Seem to me like the LiFeBatt is the easier way to go. Plug & play. But On the other hand, the Kokam battery is smaller and lighter. 

Kokam is very expensive (_300€ per cell). _Does anyone know the price of the LifeBatt packs? 

Thanks


----------



## Technologic (Jul 20, 2008)

CroDriver said:


> Kokam is very expensive (_300€ per cell). _Does anyone know the price of the LifeBatt packs?
> 
> Thanks


$2.50-3/AH

vs. Sky Energy's $1.1/AH


----------



## CroDriver (Jan 8, 2009)

Technologic said:


> $2.50-3/AH


Thanks Technologic 

That's the price of single cells or the pack with integrated BMS?


----------



## Technologic (Jul 20, 2008)

CroDriver said:


> Thanks Technologic
> 
> That's the price of single cells or the pack with integrated BMS?


single cells if I'm not mistaken.


----------



## dreamer (Feb 28, 2009)

Where do you come up with a price of $2.50-3.00/AH for LifeBatt ?

According to their website, it is more like $5.50 /AH. 

http://www.lifebatt.com/retail_sheet.asp


----------



## Technologic (Jul 20, 2008)

dreamer said:


> Where do you come up with a price of $2.50-3.00/AH for LifeBatt ?
> 
> According to their website, it is more like $5.50 /AH.
> 
> http://www.lifebatt.com/retail_sheet.asp


hahah even worse... 

Sky Energy's at 0.365/wh shipped you could do a 50kwh pack for the price of a 10kwh one from them... sad

But he's had group buys and such in the $2.50/AH range I believe.


----------



## LiFeBATT_UK (Jun 2, 2008)

Hi CroDriver,

I am the UK & Southern Europe distributor for LiFeBATT.

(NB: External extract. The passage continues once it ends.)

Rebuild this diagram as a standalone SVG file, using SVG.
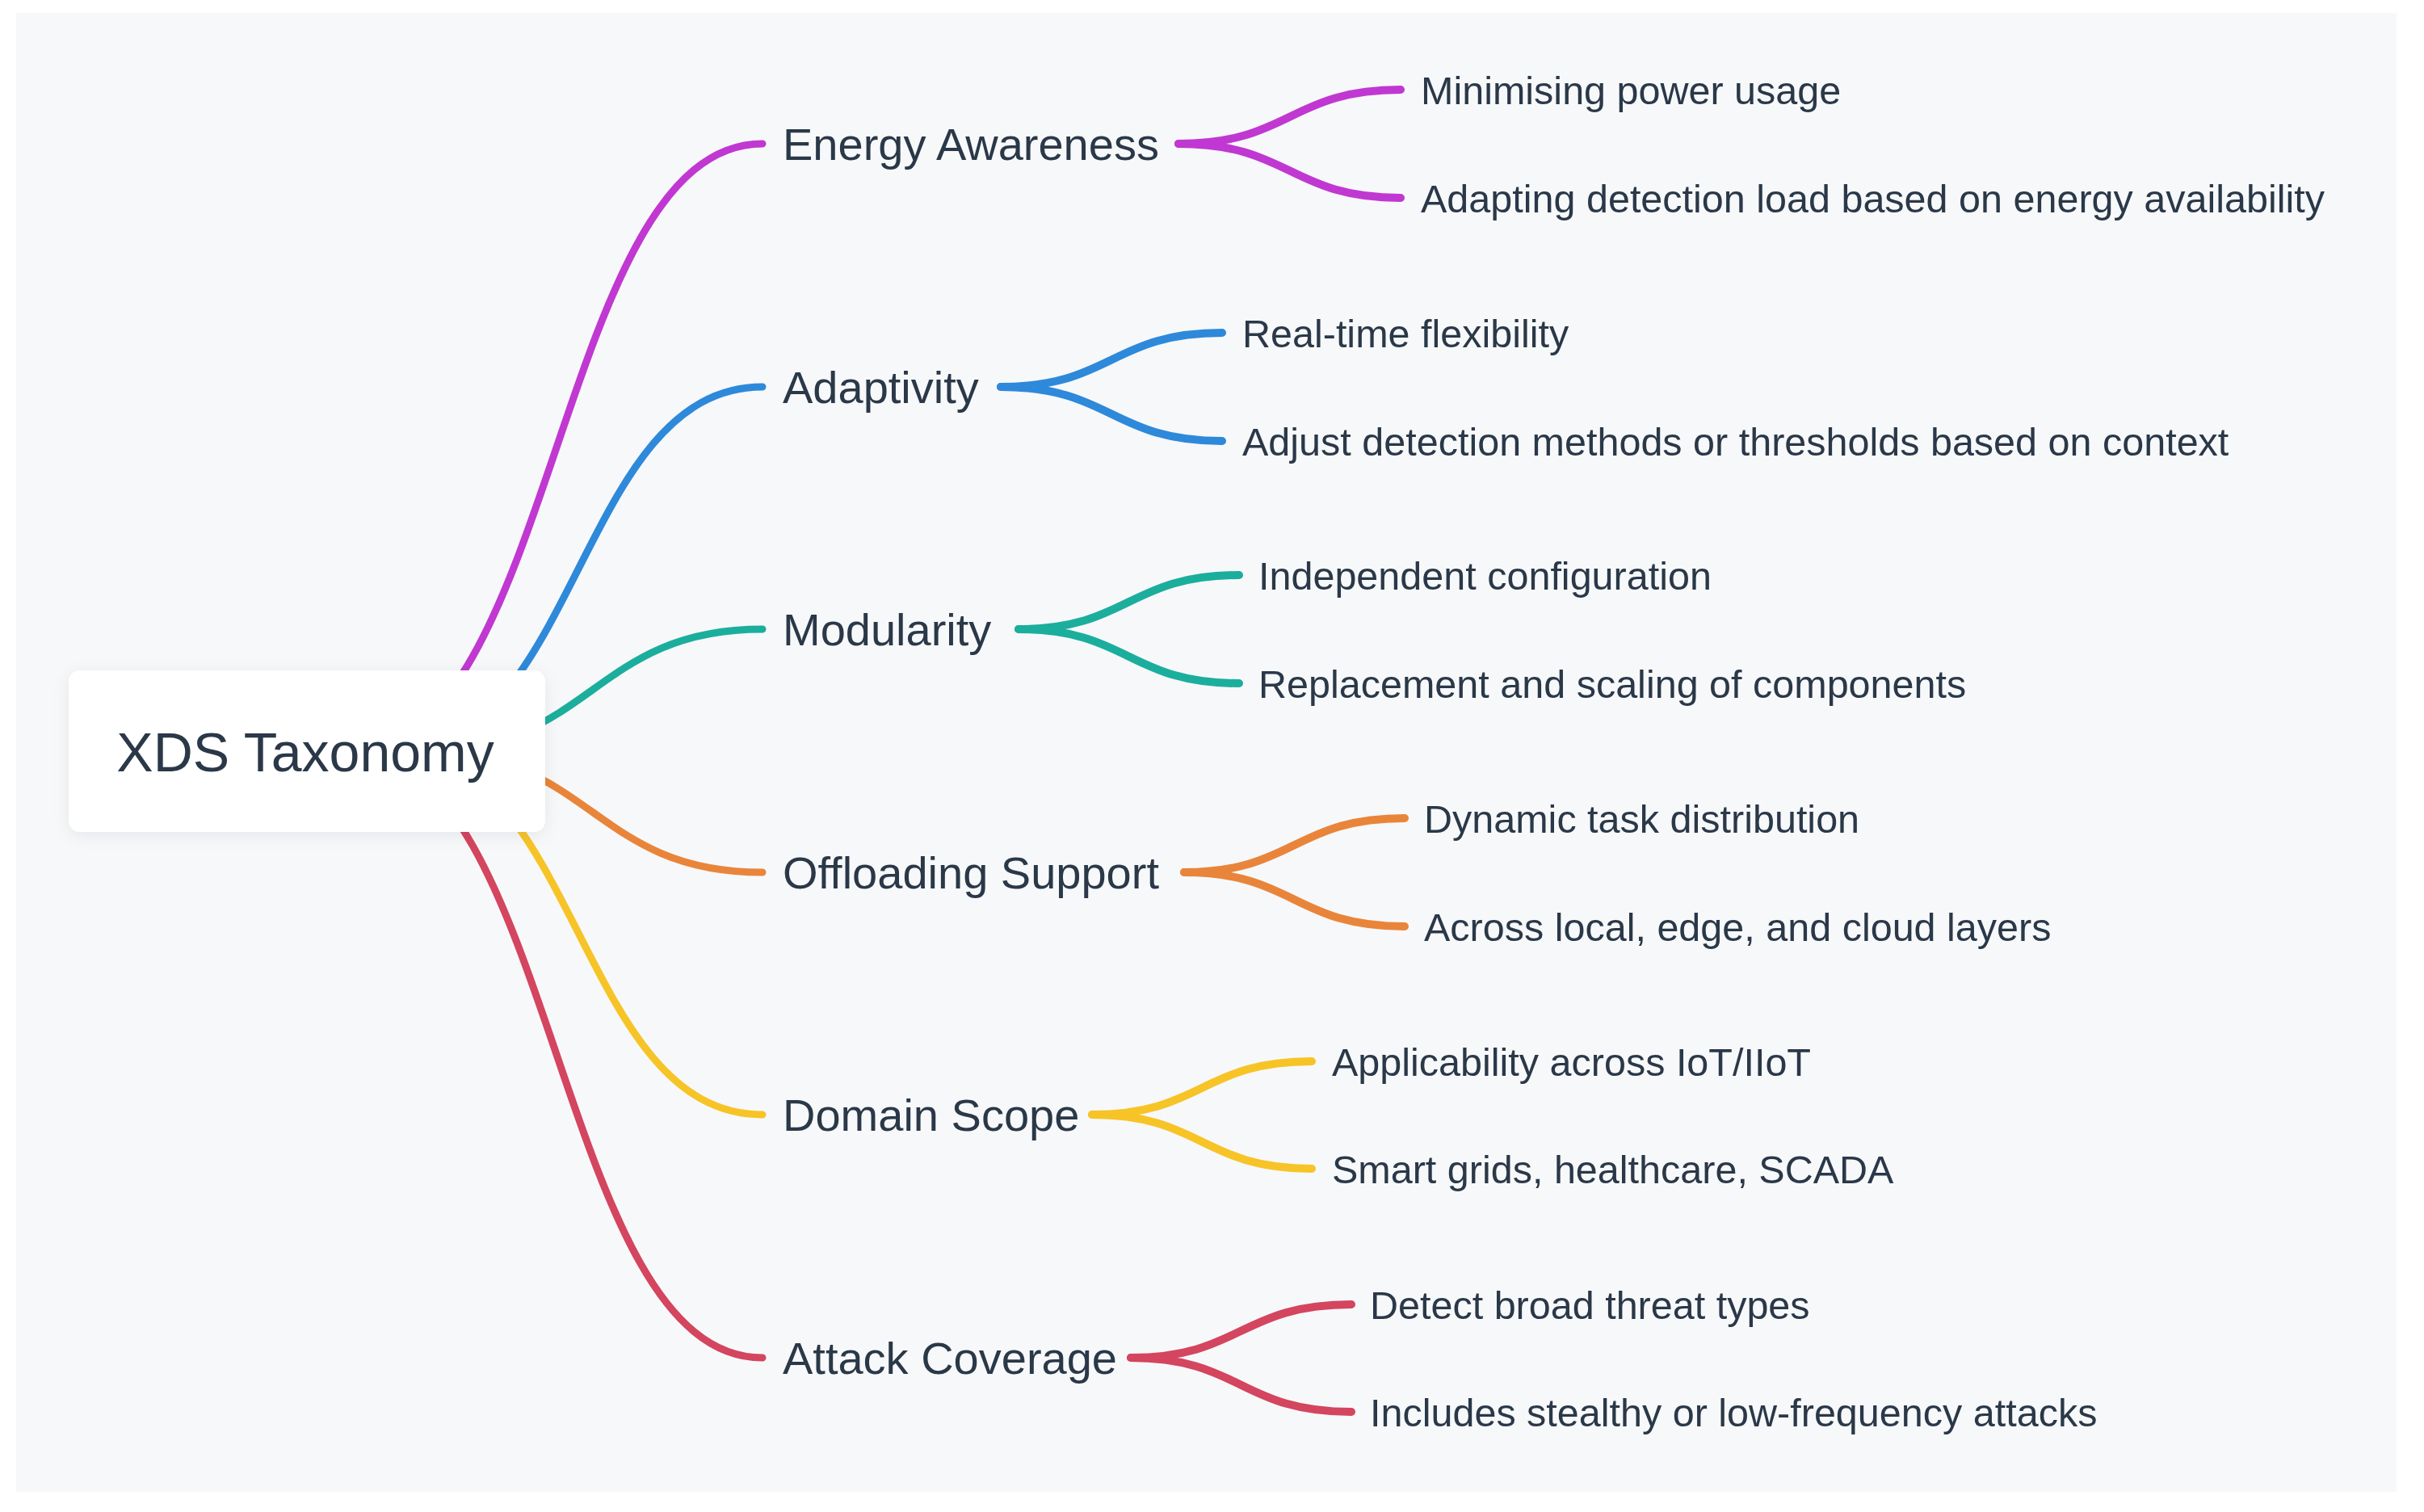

I price our systems at US$2,333 per kWh of stored energy, including module packaging and BMS. Volts (3V per cell) X Ah = Usable stored Energy.

We don't sell individual cells, we are a complete solution provider. Cells, modular enclosures, BMS, vehicle integration kit and charger all in one package.

To give you an idea of how easy the system is, a customer installed a 10kWh pack into a marine vessel last Tuesday. Including full integration of low volt protection and 'Fuel Guage' with 3kW onboard charger, it took him 6 hours, from opening the boxes to turning the motor over. He told me he spent 3 of those hours making cables.

Please compare that ease of use with any other LiFePO4 solution.

Cheers,

Ian


----------